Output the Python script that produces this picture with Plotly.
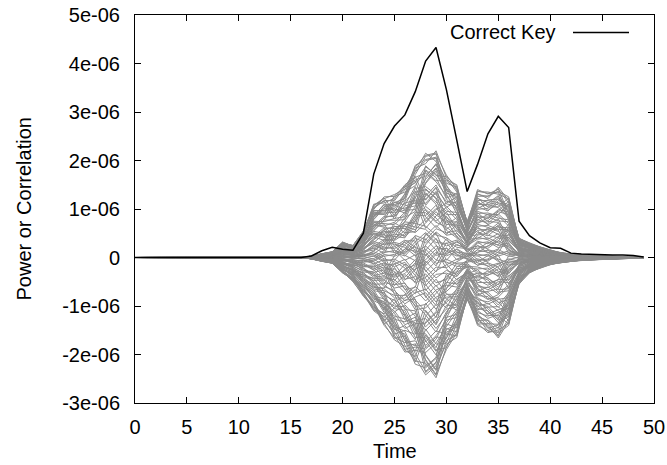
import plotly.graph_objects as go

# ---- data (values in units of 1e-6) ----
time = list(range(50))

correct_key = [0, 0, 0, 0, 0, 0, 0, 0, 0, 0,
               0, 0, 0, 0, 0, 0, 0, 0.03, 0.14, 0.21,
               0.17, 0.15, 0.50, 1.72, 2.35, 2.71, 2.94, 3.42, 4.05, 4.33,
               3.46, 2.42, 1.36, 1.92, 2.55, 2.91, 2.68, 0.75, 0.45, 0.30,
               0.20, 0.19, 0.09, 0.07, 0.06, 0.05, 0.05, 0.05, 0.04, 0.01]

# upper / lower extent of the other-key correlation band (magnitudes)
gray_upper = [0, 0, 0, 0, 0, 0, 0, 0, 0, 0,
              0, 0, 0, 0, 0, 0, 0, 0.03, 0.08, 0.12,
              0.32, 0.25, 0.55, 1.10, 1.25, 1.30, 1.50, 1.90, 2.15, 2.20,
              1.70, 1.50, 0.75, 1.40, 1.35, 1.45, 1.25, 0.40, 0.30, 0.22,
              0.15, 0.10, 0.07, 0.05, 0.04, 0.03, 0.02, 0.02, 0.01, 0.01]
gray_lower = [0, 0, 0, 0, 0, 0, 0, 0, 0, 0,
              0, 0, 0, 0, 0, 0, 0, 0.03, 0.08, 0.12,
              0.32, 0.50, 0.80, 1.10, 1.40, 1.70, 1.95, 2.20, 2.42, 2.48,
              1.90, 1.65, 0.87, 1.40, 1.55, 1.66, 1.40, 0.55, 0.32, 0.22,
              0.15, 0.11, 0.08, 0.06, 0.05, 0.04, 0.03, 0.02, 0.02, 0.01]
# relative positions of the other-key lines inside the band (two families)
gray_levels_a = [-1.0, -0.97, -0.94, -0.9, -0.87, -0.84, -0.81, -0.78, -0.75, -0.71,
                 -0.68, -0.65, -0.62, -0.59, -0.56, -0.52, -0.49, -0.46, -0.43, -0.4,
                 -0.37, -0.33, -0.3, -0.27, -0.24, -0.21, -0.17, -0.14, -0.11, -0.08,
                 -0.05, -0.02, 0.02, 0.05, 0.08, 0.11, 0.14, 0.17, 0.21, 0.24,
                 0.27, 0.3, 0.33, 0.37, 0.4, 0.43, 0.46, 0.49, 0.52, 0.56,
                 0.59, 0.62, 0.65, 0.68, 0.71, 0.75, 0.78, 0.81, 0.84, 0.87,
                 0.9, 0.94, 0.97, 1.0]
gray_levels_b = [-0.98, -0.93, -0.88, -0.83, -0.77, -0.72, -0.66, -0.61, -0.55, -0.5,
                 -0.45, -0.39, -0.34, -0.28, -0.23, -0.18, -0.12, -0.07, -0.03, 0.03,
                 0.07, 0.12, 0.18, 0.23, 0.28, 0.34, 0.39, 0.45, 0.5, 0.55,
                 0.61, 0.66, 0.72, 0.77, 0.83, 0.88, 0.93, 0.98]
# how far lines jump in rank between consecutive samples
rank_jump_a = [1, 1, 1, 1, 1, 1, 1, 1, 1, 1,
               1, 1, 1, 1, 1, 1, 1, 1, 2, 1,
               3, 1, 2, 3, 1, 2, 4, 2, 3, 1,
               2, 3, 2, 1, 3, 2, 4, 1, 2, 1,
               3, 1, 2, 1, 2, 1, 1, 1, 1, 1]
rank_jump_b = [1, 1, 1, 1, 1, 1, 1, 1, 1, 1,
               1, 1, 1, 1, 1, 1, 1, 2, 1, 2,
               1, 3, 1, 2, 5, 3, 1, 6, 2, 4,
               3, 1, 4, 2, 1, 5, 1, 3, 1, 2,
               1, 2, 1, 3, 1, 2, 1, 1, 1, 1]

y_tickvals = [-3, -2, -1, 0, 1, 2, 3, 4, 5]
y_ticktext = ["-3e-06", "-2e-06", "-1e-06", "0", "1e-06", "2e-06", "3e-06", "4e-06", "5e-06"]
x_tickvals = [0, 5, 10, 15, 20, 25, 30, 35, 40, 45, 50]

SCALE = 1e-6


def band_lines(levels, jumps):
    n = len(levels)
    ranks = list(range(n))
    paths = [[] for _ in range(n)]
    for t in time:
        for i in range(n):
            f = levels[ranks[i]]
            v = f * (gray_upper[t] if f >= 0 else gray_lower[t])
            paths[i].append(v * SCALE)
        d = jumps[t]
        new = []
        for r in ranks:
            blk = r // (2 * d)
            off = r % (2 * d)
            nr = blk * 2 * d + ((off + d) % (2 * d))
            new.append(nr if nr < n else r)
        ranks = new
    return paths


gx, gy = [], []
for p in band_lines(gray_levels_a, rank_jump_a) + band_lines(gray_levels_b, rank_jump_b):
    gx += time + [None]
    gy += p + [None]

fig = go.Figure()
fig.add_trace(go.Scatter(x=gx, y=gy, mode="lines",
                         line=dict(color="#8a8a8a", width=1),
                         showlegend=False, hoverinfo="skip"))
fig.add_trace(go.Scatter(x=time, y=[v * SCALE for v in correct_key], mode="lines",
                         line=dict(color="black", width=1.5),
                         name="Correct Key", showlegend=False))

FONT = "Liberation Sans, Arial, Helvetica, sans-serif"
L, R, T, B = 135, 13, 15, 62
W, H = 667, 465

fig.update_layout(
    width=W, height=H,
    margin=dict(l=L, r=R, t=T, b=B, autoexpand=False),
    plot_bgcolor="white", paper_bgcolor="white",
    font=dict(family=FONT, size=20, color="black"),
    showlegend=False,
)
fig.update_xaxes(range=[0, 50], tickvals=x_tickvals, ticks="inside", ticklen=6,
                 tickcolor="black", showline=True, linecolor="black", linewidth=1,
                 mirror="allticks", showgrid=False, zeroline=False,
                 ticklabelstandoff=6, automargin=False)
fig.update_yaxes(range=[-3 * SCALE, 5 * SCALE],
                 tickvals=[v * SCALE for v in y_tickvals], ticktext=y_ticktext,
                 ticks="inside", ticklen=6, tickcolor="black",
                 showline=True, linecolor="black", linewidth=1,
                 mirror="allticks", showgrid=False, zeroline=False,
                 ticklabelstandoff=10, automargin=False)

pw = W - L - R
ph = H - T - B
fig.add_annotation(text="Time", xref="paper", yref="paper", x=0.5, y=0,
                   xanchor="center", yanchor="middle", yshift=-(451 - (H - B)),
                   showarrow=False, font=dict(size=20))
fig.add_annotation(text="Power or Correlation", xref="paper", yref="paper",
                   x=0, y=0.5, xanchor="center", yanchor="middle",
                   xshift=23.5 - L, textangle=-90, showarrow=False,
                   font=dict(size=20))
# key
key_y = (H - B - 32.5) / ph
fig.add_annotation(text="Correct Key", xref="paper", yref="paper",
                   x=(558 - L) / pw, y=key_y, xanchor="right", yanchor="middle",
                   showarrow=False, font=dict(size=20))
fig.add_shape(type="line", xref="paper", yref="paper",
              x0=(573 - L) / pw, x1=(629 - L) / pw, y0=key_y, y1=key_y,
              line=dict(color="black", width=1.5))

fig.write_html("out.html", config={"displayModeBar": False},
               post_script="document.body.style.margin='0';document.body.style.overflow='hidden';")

--- Problem details ---
Repeat the material above in full and exactly, omitting the pictures.

--- Expected answer ---
Output the Python script that produces this picture with Plotly.
import plotly.graph_objects as go

# ---- data (values in units of 1e-6) ----
time = list(range(50))

correct_key = [0, 0, 0, 0, 0, 0, 0, 0, 0, 0,
               0, 0, 0, 0, 0, 0, 0, 0.03, 0.14, 0.21,
               0.17, 0.15, 0.50, 1.72, 2.35, 2.71, 2.94, 3.42, 4.05, 4.33,
               3.46, 2.42, 1.36, 1.92, 2.55, 2.91, 2.68, 0.75, 0.45, 0.30,
               0.20, 0.19, 0.09, 0.07, 0.06, 0.05, 0.05, 0.05, 0.04, 0.01]

# upper / lower extent of the other-key correlation band (magnitudes)
gray_upper = [0, 0, 0, 0, 0, 0, 0, 0, 0, 0,
              0, 0, 0, 0, 0, 0, 0, 0.03, 0.08, 0.12,
              0.32, 0.25, 0.55, 1.10, 1.25, 1.30, 1.50, 1.90, 2.15, 2.20,
              1.70, 1.50, 0.75, 1.40, 1.35, 1.45, 1.25, 0.40, 0.30, 0.22,
              0.15, 0.10, 0.07, 0.05, 0.04, 0.03, 0.02, 0.02, 0.01, 0.01]
gray_lower = [0, 0, 0, 0, 0, 0, 0, 0, 0, 0,
              0, 0, 0, 0, 0, 0, 0, 0.03, 0.08, 0.12,
              0.32, 0.50, 0.80, 1.10, 1.40, 1.70, 1.95, 2.20, 2.42, 2.48,
              1.90, 1.65, 0.87, 1.40, 1.55, 1.66, 1.40, 0.55, 0.32, 0.22,
              0.15, 0.11, 0.08, 0.06, 0.05, 0.04, 0.03, 0.02, 0.02, 0.01]
# relative positions of the other-key lines inside the band (two families)
gray_levels_a = [-1.0, -0.97, -0.94, -0.9, -0.87, -0.84, -0.81, -0.78, -0.75, -0.71,
                 -0.68, -0.65, -0.62, -0.59, -0.56, -0.52, -0.49, -0.46, -0.43, -0.4,
                 -0.37, -0.33, -0.3, -0.27, -0.24, -0.21, -0.17, -0.14, -0.11, -0.08,
                 -0.05, -0.02, 0.02, 0.05, 0.08, 0.11, 0.14, 0.17, 0.21, 0.24,
                 0.27, 0.3, 0.33, 0.37, 0.4, 0.43, 0.46, 0.49, 0.52, 0.56,
                 0.59, 0.62, 0.65, 0.68, 0.71, 0.75, 0.78, 0.81, 0.84, 0.87,
                 0.9, 0.94, 0.97, 1.0]
gray_levels_b = [-0.98, -0.93, -0.88, -0.83, -0.77, -0.72, -0.66, -0.61, -0.55, -0.5,
                 -0.45, -0.39, -0.34, -0.28, -0.23, -0.18, -0.12, -0.07, -0.03, 0.03,
                 0.07, 0.12, 0.18, 0.23, 0.28, 0.34, 0.39, 0.45, 0.5, 0.55,
                 0.61, 0.66, 0.72, 0.77, 0.83, 0.88, 0.93, 0.98]
# how far lines jump in rank between consecutive samples
rank_jump_a = [1, 1, 1, 1, 1, 1, 1, 1, 1, 1,
               1, 1, 1, 1, 1, 1, 1, 1, 2, 1,
               3, 1, 2, 3, 1, 2, 4, 2, 3, 1,
               2, 3, 2, 1, 3, 2, 4, 1, 2, 1,
               3, 1, 2, 1, 2, 1, 1, 1, 1, 1]
rank_jump_b = [1, 1, 1, 1, 1, 1, 1, 1, 1, 1,
               1, 1, 1, 1, 1, 1, 1, 2, 1, 2,
               1, 3, 1, 2, 5, 3, 1, 6, 2, 4,
               3, 1, 4, 2, 1, 5, 1, 3, 1, 2,
               1, 2, 1, 3, 1, 2, 1, 1, 1, 1]

y_tickvals = [-3, -2, -1, 0, 1, 2, 3, 4, 5]
y_ticktext = ["-3e-06", "-2e-06", "-1e-06", "0", "1e-06", "2e-06", "3e-06", "4e-06", "5e-06"]
x_tickvals = [0, 5, 10, 15, 20, 25, 30, 35, 40, 45, 50]

SCALE = 1e-6


def band_lines(levels, jumps):
    n = len(levels)
    ranks = list(range(n))
    paths = [[] for _ in range(n)]
    for t in time:
        for i in range(n):
            f = levels[ranks[i]]
            v = f * (gray_upper[t] if f >= 0 else gray_lower[t])
            paths[i].append(v * SCALE)
        d = jumps[t]
        new = []
        for r in ranks:
            blk = r // (2 * d)
            off = r % (2 * d)
            nr = blk * 2 * d + ((off + d) % (2 * d))
            new.append(nr if nr < n else r)
        ranks = new
    return paths


gx, gy = [], []
for p in band_lines(gray_levels_a, rank_jump_a) + band_lines(gray_levels_b, rank_jump_b):
    gx += time + [None]
    gy += p + [None]

fig = go.Figure()
fig.add_trace(go.Scatter(x=gx, y=gy, mode="lines",
                         line=dict(color="#8a8a8a", width=1),
                         showlegend=False, hoverinfo="skip"))
fig.add_trace(go.Scatter(x=time, y=[v * SCALE for v in correct_key], mode="lines",
                         line=dict(color="black", width=1.5),
                         name="Correct Key", showlegend=False))

FONT = "Liberation Sans, Arial, Helvetica, sans-serif"
L, R, T, B = 135, 13, 15, 62
W, H = 667, 465

fig.update_layout(
    width=W, height=H,
    margin=dict(l=L, r=R, t=T, b=B, autoexpand=False),
    plot_bgcolor="white", paper_bgcolor="white",
    font=dict(family=FONT, size=20, color="black"),
    showlegend=False,
)
fig.update_xaxes(range=[0, 50], tickvals=x_tickvals, ticks="inside", ticklen=6,
                 tickcolor="black", showline=True, linecolor="black", linewidth=1,
                 mirror="allticks", showgrid=False, zeroline=False,
                 ticklabelstandoff=6, automargin=False)
fig.update_yaxes(range=[-3 * SCALE, 5 * SCALE],
                 tickvals=[v * SCALE for v in y_tickvals], ticktext=y_ticktext,
                 ticks="inside", ticklen=6, tickcolor="black",
                 showline=True, linecolor="black", linewidth=1,
                 mirror="allticks", showgrid=False, zeroline=False,
                 ticklabelstandoff=10, automargin=False)

pw = W - L - R
ph = H - T - B
fig.add_annotation(text="Time", xref="paper", yref="paper", x=0.5, y=0,
                   xanchor="center", yanchor="middle", yshift=-(451 - (H - B)),
                   showarrow=False, font=dict(size=20))
fig.add_annotation(text="Power or Correlation", xref="paper", yref="paper",
                   x=0, y=0.5, xanchor="center", yanchor="middle",
                   xshift=23.5 - L, textangle=-90, showarrow=False,
                   font=dict(size=20))
# key
key_y = (H - B - 32.5) / ph
fig.add_annotation(text="Correct Key", xref="paper", yref="paper",
                   x=(558 - L) / pw, y=key_y, xanchor="right", yanchor="middle",
                   showarrow=False, font=dict(size=20))
fig.add_shape(type="line", xref="paper", yref="paper",
              x0=(573 - L) / pw, x1=(629 - L) / pw, y0=key_y, y1=key_y,
              line=dict(color="black", width=1.5))

fig.write_html("out.html", config={"displayModeBar": False},
               post_script="document.body.style.margin='0';document.body.style.overflow='hidden';")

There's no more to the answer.